In evaluating the performance of the various models, several metrics are employed, including Root Mean Squared Error (RMSE), Mean Absolute Error (MAE), Mean Absolute Percentage Error (MAPE). These criteria not only quantify forecast accuracy but also facilitate the comparative analysis between univariate and multivariate configurations. The results show that the forecasting accuracy is the highest for DWT-LSTM (a MAPE value of 5.41%) followed by multivariate LSTM (a MAPE value of 6.32%), DWT- Transformer (a MAPE value of 7.01%), ARIMA (8.88%), univariate LSTM (11.19%) and finally VAR (11.97%). The results consistently through other metrices show that, while traditional ARIMA models provide a baseline level of accuracy, advanced models, particularly the hybrid LSTM approach, offer superior performance over all other models in capturing both long-term trends and short-term fluctuations.
The findings from this research offer some meaningful takeaways for port authorities and logistics planners.
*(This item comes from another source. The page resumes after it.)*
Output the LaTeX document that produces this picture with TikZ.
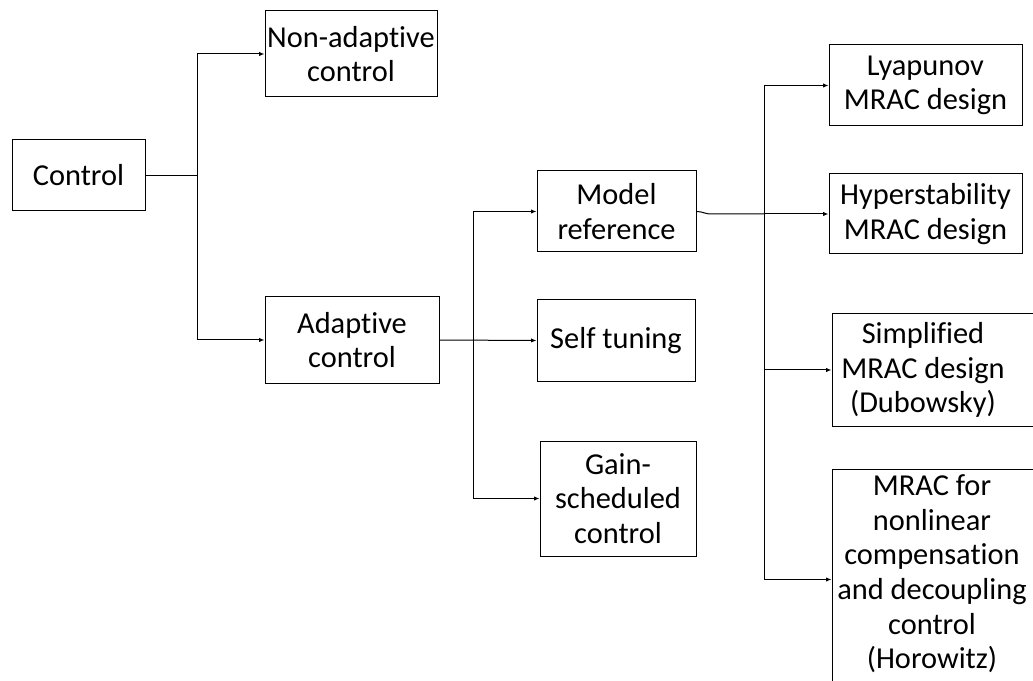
\documentclass[tikz,border=0pt]{standalone}
\usepackage{fontspec}
\setmainfont[Ligatures=NoCommon]{Carlito}
\usetikzlibrary{arrows.meta}
\begin{document}
\begin{tikzpicture}[x=0.75pt,y=-0.75pt,
  lbl/.style={font=\fontsize{22.8}{26}\selectfont, align=center, inner sep=0pt},
  box/.style={lbl, draw=black, line width=0.75pt},
  link/.style={draw=black, line width=0.75pt},
  arr/.style={link, -{Latex[length=4pt,width=3.2pt]}}]
\clip (0,0) rectangle (1033,681);

% first level
\node[box, minimum width=133*0.75pt, minimum height=71*0.75pt] (control) at (78.5,175.5) {Control};
\node[box, minimum width=172*0.75pt, minimum height=86*0.75pt] (nonad) at (351,54) {Non-adaptive\\control};
\node[box, minimum width=174*0.75pt, minimum height=86*0.75pt] (adapt) at (352,340) {Adaptive\\control};

% adaptive schemes
\node[box, minimum width=159*0.75pt, minimum height=81*0.75pt] (model) at (616.5,211.5) {Model\\reference};
\node[box, minimum width=158*0.75pt, minimum height=81*0.75pt] (self) at (616,340.5) {Self tuning};
\node[box, minimum width=156*0.75pt, minimum height=115*0.75pt] (gain) at (618,498.5) {Gain-\\scheduled\\control};

% MRAC designs
\node[box, minimum width=193*0.75pt, minimum height=81*0.75pt] (lyap) at (925.5,85.5) {Lyapunov\\MRAC design};
\node[box, minimum width=193*0.75pt, minimum height=80*0.75pt] (hyper) at (925.5,214) {Hyperstability\\MRAC design};
\node[box, minimum width=240*0.75pt, minimum height=112*0.75pt] (simp) at (952,370) {};
\node[lbl] (simptext) at (923,370) {Simplified\\MRAC design\\(Dubowsky)};
\node[box, minimum width=240*0.75pt, minimum height=221*0.75pt] (mrac) at (952,579.5) {};
\node[lbl] (mractext) at (932,574) {MRAC for\\nonlinear\\compensation\\and decoupling\\control\\(Horowitz)};

% branching points
\coordinate (j1) at (197,175.5);
\coordinate (j2) at (473,340);
\coordinate (j3) at (764,214);

% connectors
\draw[link] (control.east) -- (j1);
\draw[arr] (j1) |- (nonad.west);
\draw[arr] (j1) |- (adapt.west);

\draw[arr] (adapt.east) -- (self.west);
\draw[arr] (j2) |- (model.west);
\draw[arr] (j2) |- (gain.west);

\draw[link] (model.east) .. controls (703,211.5) and (704,214) .. (712,214) -- (j3);
\draw[arr] (j3) |- (lyap.west);
\draw[arr] (j3) -- (hyper.west);
\draw[arr] (j3) |- (simp.west);
\draw[arr] (j3) |- (mrac.west);
\end{tikzpicture}
\end{document}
When forecasting is more accurate, it becomes easier to manage resources, schedule operations, and respond to demand shifts without unnecessary delays or bottlenecks. One particularly interesting insight is the presence of chaotic patterns in the cargo data. This suggests that the system is not just noisy or random rather it may actually follow a complex but deterministic path, which means sudden shifts could happen even when things seem stable. That kind of behavior makes a strong case for using adaptive strategies in port management, especially in environments as unpredictable as global trade. From an academic perspective, this study shows how blending machine learning techniques with tools from chaos theory can open up new ways of modeling complex logistics systems. Comparing univariate and multivariate models revealed that hybrid setups especially when paired with wavelet decomposition can capture more nuance and deliver better forecasts. Adding macroeconomic indicators like GDP, import, and export values added another layer of depth, helping to explain some of the broader trends behind cargo movements. And the chaos analysis, though more abstract, offered a deeper look into the structural behavior of the system over time.
In short, this thesis tries to bridge the gap between technical modeling and real-world application. It not only contributes to ongoing research in forecasting methods but also provides actionable insights that could genuinely help improve how ports operate in uncertain and dynamic conditions.